● SHORT TASK: From the entries below, reproduce exactly the line containing "Emit a web page", the line containing "const rhoAnchorMasses = [1.151, 0.850, 0.180];", and every line in between, with nothing added.

● INFORMATION SHOWN:
+ + + + + + +

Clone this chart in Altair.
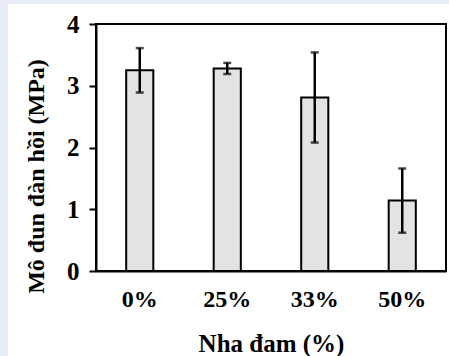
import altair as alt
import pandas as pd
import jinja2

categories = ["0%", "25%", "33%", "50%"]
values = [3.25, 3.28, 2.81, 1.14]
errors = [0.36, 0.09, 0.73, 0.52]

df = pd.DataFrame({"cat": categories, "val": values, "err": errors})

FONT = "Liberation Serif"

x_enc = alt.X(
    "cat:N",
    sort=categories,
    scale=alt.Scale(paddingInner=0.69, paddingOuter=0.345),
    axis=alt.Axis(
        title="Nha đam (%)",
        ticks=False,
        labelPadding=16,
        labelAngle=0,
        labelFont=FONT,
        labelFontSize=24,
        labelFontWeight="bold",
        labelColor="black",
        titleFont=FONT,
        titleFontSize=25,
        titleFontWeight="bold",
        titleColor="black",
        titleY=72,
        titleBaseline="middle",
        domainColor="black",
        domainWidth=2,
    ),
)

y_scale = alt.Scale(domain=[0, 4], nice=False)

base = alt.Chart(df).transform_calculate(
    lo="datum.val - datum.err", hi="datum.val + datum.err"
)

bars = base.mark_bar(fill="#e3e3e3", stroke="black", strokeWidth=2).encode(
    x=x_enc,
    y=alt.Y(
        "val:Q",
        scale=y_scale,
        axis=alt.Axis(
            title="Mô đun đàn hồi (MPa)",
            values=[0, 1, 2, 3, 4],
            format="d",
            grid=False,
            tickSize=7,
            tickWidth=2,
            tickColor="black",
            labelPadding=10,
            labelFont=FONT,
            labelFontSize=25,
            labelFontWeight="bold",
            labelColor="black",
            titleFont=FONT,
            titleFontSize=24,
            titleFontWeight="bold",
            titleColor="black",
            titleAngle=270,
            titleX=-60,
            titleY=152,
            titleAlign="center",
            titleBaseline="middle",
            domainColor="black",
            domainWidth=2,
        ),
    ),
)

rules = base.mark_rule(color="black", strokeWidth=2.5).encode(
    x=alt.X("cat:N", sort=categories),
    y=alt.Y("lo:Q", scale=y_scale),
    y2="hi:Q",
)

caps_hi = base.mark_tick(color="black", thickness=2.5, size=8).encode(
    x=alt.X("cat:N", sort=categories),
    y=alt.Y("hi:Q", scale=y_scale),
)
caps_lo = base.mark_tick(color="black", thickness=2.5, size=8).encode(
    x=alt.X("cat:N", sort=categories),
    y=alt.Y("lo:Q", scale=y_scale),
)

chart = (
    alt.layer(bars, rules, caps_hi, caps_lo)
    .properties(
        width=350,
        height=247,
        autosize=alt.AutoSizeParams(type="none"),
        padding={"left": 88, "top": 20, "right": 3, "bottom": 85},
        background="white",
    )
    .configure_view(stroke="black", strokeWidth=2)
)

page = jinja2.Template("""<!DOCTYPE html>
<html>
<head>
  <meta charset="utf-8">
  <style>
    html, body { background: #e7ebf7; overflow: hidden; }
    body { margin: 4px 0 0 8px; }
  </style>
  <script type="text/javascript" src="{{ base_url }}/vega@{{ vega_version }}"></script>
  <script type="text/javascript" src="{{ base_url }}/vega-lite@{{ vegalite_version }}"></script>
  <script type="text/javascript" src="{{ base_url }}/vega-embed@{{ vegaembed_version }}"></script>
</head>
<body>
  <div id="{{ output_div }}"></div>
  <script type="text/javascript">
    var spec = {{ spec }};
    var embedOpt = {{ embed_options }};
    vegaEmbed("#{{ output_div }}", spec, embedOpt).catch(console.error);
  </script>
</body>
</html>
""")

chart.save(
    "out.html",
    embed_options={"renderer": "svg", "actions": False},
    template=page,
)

+ + + + + + +

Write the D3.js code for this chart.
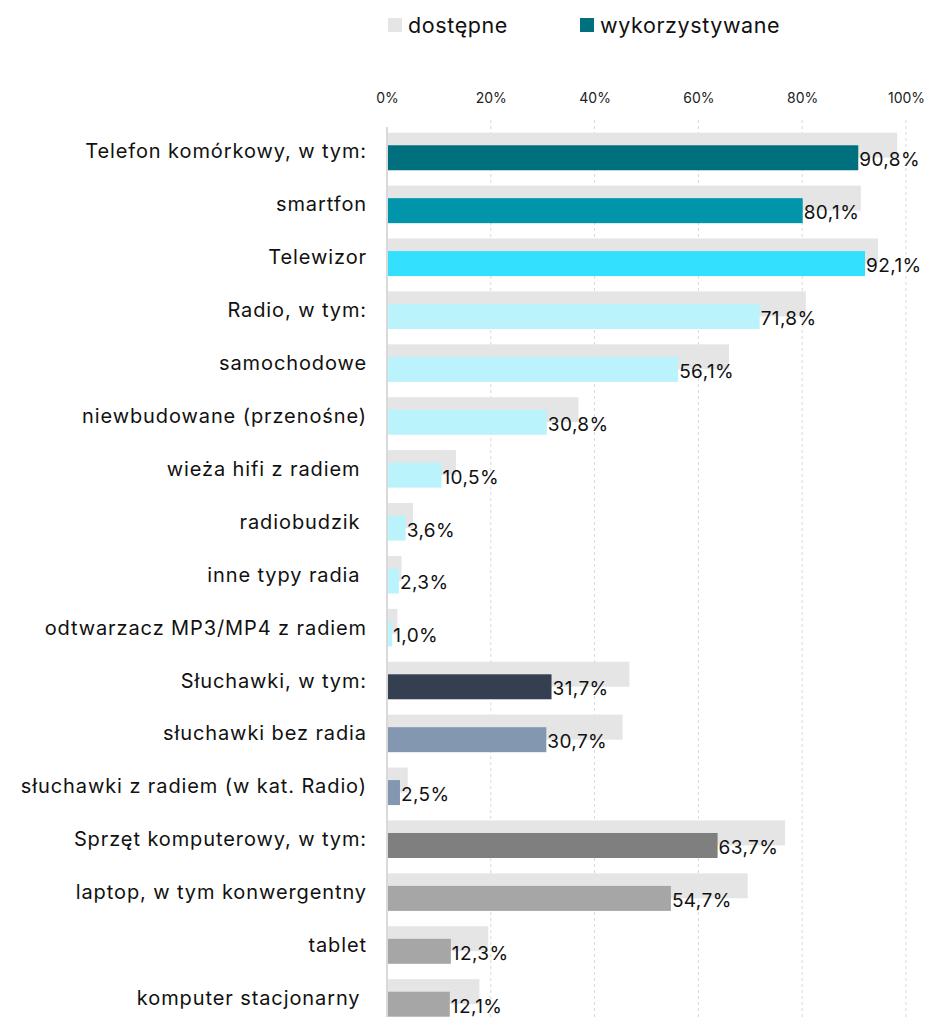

+ + + + + + +

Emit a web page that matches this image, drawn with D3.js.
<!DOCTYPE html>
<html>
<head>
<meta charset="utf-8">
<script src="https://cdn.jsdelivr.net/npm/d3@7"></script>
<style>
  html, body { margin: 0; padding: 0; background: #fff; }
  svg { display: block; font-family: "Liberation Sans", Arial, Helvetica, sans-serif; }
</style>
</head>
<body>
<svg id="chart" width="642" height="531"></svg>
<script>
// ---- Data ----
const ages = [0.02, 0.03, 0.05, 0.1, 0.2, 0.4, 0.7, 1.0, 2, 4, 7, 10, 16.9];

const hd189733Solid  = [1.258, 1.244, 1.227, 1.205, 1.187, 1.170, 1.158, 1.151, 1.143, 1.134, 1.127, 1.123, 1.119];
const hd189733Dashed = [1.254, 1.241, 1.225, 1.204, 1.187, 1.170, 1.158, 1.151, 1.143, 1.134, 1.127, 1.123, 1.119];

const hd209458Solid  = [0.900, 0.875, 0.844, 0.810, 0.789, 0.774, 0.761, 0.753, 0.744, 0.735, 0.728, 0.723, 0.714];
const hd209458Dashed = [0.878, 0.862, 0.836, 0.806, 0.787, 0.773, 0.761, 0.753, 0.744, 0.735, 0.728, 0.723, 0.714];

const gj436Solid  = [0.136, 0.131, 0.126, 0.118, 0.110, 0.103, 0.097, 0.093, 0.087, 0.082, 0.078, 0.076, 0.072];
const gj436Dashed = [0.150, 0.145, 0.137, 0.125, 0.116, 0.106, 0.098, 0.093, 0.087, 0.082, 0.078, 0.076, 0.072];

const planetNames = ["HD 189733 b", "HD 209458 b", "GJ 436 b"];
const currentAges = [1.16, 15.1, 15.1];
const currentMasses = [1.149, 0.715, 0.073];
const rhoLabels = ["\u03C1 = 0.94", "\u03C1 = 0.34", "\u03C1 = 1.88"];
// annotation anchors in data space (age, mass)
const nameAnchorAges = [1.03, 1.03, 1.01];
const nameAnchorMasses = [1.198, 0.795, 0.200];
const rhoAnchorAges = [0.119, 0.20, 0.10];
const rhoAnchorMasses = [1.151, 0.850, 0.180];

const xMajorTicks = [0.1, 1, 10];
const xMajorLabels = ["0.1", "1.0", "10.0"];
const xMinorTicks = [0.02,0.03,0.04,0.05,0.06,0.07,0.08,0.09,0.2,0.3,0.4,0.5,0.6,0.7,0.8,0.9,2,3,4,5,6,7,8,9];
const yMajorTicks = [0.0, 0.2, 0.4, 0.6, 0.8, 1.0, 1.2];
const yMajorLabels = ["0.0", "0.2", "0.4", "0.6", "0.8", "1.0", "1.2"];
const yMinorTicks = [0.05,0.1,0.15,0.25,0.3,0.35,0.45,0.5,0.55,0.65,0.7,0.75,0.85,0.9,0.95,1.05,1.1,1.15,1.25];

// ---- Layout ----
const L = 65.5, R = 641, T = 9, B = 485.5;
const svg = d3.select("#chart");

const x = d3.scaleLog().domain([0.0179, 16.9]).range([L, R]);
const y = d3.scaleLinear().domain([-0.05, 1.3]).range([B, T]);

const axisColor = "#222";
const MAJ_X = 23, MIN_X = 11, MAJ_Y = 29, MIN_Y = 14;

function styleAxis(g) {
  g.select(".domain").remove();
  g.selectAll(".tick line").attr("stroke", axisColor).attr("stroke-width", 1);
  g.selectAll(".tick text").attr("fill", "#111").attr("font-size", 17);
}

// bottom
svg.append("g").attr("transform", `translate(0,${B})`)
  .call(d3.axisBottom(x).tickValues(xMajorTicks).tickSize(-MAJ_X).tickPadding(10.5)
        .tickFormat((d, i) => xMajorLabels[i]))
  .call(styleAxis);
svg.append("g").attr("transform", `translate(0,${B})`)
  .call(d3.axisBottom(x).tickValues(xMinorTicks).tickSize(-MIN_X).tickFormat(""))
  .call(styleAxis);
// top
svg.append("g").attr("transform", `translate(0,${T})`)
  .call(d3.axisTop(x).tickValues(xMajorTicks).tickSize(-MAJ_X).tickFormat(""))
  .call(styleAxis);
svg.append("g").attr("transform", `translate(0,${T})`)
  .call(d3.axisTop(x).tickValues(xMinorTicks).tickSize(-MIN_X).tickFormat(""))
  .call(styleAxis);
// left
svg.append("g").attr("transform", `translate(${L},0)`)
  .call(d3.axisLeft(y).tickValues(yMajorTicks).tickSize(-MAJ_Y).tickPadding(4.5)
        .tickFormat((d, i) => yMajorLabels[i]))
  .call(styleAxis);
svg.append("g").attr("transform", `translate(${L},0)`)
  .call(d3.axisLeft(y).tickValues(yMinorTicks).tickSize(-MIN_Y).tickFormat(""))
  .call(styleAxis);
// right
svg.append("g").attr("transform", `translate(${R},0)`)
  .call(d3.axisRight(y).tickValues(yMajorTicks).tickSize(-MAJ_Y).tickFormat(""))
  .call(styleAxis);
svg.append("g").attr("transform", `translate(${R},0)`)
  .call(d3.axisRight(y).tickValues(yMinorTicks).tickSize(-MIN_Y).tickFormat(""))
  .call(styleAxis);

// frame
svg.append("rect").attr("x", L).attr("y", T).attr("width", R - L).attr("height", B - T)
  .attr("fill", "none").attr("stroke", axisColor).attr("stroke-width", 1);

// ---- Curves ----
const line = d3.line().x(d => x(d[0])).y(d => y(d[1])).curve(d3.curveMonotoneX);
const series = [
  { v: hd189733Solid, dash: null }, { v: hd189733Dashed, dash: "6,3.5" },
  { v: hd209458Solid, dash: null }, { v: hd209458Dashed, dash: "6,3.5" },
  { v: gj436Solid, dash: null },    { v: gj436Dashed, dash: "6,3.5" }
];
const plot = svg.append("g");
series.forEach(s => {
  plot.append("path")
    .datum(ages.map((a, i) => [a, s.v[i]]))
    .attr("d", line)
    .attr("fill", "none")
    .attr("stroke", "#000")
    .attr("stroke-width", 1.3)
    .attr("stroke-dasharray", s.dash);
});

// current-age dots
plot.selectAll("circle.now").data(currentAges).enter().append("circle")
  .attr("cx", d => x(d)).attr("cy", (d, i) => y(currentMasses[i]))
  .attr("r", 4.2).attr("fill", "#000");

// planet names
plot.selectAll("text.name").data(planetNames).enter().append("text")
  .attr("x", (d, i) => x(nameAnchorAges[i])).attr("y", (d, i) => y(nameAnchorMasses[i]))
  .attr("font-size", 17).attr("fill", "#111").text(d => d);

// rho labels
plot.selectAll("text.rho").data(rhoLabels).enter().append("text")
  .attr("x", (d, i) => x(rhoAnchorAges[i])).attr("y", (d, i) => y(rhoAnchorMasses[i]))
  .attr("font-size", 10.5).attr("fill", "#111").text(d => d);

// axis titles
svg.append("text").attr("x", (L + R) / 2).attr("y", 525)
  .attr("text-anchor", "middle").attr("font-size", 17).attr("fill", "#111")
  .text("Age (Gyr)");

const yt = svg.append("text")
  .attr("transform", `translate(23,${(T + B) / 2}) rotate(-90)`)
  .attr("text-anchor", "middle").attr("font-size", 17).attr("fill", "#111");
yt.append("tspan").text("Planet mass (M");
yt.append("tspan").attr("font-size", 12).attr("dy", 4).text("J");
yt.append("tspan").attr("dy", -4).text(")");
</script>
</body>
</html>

+ + + + + + +

● THE ANSWER:
Emit a web page that matches this image, drawn with D3.js.
<!DOCTYPE html>
<html>
<head>
<meta charset="utf-8">
<script src="https://cdn.jsdelivr.net/npm/d3@7"></script>
<style>
  html, body { margin: 0; padding: 0; background: #fff; }
  svg { display: block; font-family: "Liberation Sans", Arial, Helvetica, sans-serif; }
</style>
</head>
<body>
<svg id="chart" width="642" height="531"></svg>
<script>
// ---- Data ----
const ages = [0.02, 0.03, 0.05, 0.1, 0.2, 0.4, 0.7, 1.0, 2, 4, 7, 10, 16.9];

const hd189733Solid  = [1.258, 1.244, 1.227, 1.205, 1.187, 1.170, 1.158, 1.151, 1.143, 1.134, 1.127, 1.123, 1.119];
const hd189733Dashed = [1.254, 1.241, 1.225, 1.204, 1.187, 1.170, 1.158, 1.151, 1.143, 1.134, 1.127, 1.123, 1.119];

const hd209458Solid  = [0.900, 0.875, 0.844, 0.810, 0.789, 0.774, 0.761, 0.753, 0.744, 0.735, 0.728, 0.723, 0.714];
const hd209458Dashed = [0.878, 0.862, 0.836, 0.806, 0.787, 0.773, 0.761, 0.753, 0.744, 0.735, 0.728, 0.723, 0.714];

const gj436Solid  = [0.136, 0.131, 0.126, 0.118, 0.110, 0.103, 0.097, 0.093, 0.087, 0.082, 0.078, 0.076, 0.072];
const gj436Dashed = [0.150, 0.145, 0.137, 0.125, 0.116, 0.106, 0.098, 0.093, 0.087, 0.082, 0.078, 0.076, 0.072];

const planetNames = ["HD 189733 b", "HD 209458 b", "GJ 436 b"];
const currentAges = [1.16, 15.1, 15.1];
const currentMasses = [1.149, 0.715, 0.073];
const rhoLabels = ["\u03C1 = 0.94", "\u03C1 = 0.34", "\u03C1 = 1.88"];
// annotation anchors in data space (age, mass)
const nameAnchorAges = [1.03, 1.03, 1.01];
const nameAnchorMasses = [1.198, 0.795, 0.200];
const rhoAnchorAges = [0.119, 0.20, 0.10];
const rhoAnchorMasses = [1.151, 0.850, 0.180];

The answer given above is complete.